• **Exercise goal**: Beginning with the very first line, please reproduce the entries exactly through the line containing "minimum width=59pt] (jualbaru)".

• **Dataset records**:
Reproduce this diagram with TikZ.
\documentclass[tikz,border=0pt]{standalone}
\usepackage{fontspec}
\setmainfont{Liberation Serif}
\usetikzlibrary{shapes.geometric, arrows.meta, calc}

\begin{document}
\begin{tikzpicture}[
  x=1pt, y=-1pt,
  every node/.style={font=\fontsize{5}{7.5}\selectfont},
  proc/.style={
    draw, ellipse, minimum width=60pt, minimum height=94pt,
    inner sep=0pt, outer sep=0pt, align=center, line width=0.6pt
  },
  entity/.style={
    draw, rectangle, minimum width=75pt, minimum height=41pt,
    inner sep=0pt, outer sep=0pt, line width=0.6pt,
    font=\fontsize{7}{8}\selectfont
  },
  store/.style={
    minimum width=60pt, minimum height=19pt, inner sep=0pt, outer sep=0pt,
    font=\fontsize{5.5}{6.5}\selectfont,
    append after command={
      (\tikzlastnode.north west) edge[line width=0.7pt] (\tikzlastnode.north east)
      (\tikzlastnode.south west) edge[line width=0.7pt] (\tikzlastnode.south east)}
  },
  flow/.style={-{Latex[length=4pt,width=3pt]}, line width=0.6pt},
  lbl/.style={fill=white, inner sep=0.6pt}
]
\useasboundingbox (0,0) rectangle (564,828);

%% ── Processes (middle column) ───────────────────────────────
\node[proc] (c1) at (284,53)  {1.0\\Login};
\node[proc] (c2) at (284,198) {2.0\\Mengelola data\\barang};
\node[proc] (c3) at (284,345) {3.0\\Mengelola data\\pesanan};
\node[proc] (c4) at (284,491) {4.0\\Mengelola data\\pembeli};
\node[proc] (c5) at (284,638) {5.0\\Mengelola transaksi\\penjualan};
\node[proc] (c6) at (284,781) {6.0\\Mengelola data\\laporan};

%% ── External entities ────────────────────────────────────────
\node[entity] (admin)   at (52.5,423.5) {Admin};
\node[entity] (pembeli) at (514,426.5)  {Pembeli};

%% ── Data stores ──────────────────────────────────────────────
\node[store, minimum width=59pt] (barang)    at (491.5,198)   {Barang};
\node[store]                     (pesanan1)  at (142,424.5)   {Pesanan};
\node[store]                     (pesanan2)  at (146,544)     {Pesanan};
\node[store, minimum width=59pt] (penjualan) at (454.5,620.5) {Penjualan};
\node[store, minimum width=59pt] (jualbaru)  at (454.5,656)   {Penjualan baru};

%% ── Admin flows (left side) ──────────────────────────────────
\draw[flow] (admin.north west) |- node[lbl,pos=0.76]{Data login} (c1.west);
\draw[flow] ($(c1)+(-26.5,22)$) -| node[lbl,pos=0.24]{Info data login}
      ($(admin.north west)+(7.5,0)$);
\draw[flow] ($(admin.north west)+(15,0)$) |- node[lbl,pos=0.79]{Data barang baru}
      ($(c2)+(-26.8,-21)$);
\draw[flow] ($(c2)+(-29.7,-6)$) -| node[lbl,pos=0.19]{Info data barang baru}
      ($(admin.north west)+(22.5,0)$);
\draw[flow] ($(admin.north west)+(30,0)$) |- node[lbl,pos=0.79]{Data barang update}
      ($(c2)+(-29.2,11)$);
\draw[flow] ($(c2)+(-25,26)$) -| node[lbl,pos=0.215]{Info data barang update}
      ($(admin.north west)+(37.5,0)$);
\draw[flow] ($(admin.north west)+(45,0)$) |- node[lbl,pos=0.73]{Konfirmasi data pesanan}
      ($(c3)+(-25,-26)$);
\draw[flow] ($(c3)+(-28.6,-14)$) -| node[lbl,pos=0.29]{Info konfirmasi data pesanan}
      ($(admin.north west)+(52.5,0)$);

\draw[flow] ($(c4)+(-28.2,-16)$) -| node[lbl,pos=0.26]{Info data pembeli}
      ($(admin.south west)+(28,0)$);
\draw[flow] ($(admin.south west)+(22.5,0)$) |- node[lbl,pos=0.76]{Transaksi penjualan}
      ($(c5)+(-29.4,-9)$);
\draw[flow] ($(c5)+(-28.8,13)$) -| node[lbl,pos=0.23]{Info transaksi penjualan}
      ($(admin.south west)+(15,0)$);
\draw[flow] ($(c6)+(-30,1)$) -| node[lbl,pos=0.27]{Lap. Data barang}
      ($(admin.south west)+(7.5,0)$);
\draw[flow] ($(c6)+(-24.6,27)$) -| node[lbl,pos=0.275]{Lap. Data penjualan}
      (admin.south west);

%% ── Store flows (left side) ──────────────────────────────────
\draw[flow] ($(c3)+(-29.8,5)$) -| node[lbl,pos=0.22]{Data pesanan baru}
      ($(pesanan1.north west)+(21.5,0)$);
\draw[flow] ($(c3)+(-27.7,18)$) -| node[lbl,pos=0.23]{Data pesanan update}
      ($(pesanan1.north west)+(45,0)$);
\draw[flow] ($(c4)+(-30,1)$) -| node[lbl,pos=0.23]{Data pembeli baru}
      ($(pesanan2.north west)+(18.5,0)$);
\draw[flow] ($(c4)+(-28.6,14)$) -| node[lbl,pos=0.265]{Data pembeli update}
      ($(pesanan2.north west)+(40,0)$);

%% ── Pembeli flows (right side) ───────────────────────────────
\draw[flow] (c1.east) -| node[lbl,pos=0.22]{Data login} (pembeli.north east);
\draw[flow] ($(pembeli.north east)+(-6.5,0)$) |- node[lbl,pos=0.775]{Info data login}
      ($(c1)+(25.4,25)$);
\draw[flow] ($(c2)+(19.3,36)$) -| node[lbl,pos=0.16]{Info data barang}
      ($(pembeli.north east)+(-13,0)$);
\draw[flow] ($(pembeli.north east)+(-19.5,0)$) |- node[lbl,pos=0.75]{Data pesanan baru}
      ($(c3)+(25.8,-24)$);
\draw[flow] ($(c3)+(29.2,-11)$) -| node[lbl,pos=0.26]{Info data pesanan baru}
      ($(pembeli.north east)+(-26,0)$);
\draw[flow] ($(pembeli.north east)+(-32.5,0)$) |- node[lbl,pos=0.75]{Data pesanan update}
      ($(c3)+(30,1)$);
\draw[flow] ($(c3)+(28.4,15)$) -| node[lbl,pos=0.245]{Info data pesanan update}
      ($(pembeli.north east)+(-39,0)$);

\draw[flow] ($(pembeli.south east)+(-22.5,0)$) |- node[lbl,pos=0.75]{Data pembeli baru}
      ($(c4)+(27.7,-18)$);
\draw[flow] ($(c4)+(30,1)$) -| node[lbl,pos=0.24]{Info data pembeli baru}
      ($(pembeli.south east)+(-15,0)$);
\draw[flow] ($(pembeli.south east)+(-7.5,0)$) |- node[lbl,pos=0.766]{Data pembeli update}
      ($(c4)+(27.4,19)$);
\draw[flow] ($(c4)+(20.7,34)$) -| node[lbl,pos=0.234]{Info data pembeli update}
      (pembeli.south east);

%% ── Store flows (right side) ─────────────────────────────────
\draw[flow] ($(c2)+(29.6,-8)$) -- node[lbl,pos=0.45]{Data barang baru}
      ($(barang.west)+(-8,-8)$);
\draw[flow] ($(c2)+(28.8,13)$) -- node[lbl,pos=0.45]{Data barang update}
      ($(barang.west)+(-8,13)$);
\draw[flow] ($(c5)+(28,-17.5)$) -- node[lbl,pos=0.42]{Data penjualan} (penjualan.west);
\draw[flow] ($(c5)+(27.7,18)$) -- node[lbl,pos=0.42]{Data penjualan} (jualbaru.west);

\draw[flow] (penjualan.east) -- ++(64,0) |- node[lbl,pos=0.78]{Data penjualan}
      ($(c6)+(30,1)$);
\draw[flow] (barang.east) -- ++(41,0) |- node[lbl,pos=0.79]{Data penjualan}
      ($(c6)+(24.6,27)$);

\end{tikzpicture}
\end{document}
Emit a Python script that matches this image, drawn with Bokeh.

• **Answer to the task**:
Reproduce this diagram with TikZ.
\documentclass[tikz,border=0pt]{standalone}
\usepackage{fontspec}
\setmainfont{Liberation Serif}
\usetikzlibrary{shapes.geometric, arrows.meta, calc}

\begin{document}
\begin{tikzpicture}[
  x=1pt, y=-1pt,
  every node/.style={font=\fontsize{5}{7.5}\selectfont},
  proc/.style={
    draw, ellipse, minimum width=60pt, minimum height=94pt,
    inner sep=0pt, outer sep=0pt, align=center, line width=0.6pt
  },
  entity/.style={
    draw, rectangle, minimum width=75pt, minimum height=41pt,
    inner sep=0pt, outer sep=0pt, line width=0.6pt,
    font=\fontsize{7}{8}\selectfont
  },
  store/.style={
    minimum width=60pt, minimum height=19pt, inner sep=0pt, outer sep=0pt,
    font=\fontsize{5.5}{6.5}\selectfont,
    append after command={
      (\tikzlastnode.north west) edge[line width=0.7pt] (\tikzlastnode.north east)
      (\tikzlastnode.south west) edge[line width=0.7pt] (\tikzlastnode.south east)}
  },
  flow/.style={-{Latex[length=4pt,width=3pt]}, line width=0.6pt},
  lbl/.style={fill=white, inner sep=0.6pt}
]
\useasboundingbox (0,0) rectangle (564,828);

%% ── Processes (middle column) ───────────────────────────────
\node[proc] (c1) at (284,53)  {1.0\\Login};
\node[proc] (c2) at (284,198) {2.0\\Mengelola data\\barang};
\node[proc] (c3) at (284,345) {3.0\\Mengelola data\\pesanan};
\node[proc] (c4) at (284,491) {4.0\\Mengelola data\\pembeli};
\node[proc] (c5) at (284,638) {5.0\\Mengelola transaksi\\penjualan};
\node[proc] (c6) at (284,781) {6.0\\Mengelola data\\laporan};

%% ── External entities ────────────────────────────────────────
\node[entity] (admin)   at (52.5,423.5) {Admin};
\node[entity] (pembeli) at (514,426.5)  {Pembeli};

%% ── Data stores ──────────────────────────────────────────────
\node[store, minimum width=59pt] (barang)    at (491.5,198)   {Barang};
\node[store]                     (pesanan1)  at (142,424.5)   {Pesanan};
\node[store]                     (pesanan2)  at (146,544)     {Pesanan};
\node[store, minimum width=59pt] (penjualan) at (454.5,620.5) {Penjualan};
\node[store, minimum width=59pt] (jualbaru)  at (454.5,656)   {Penjualan baru};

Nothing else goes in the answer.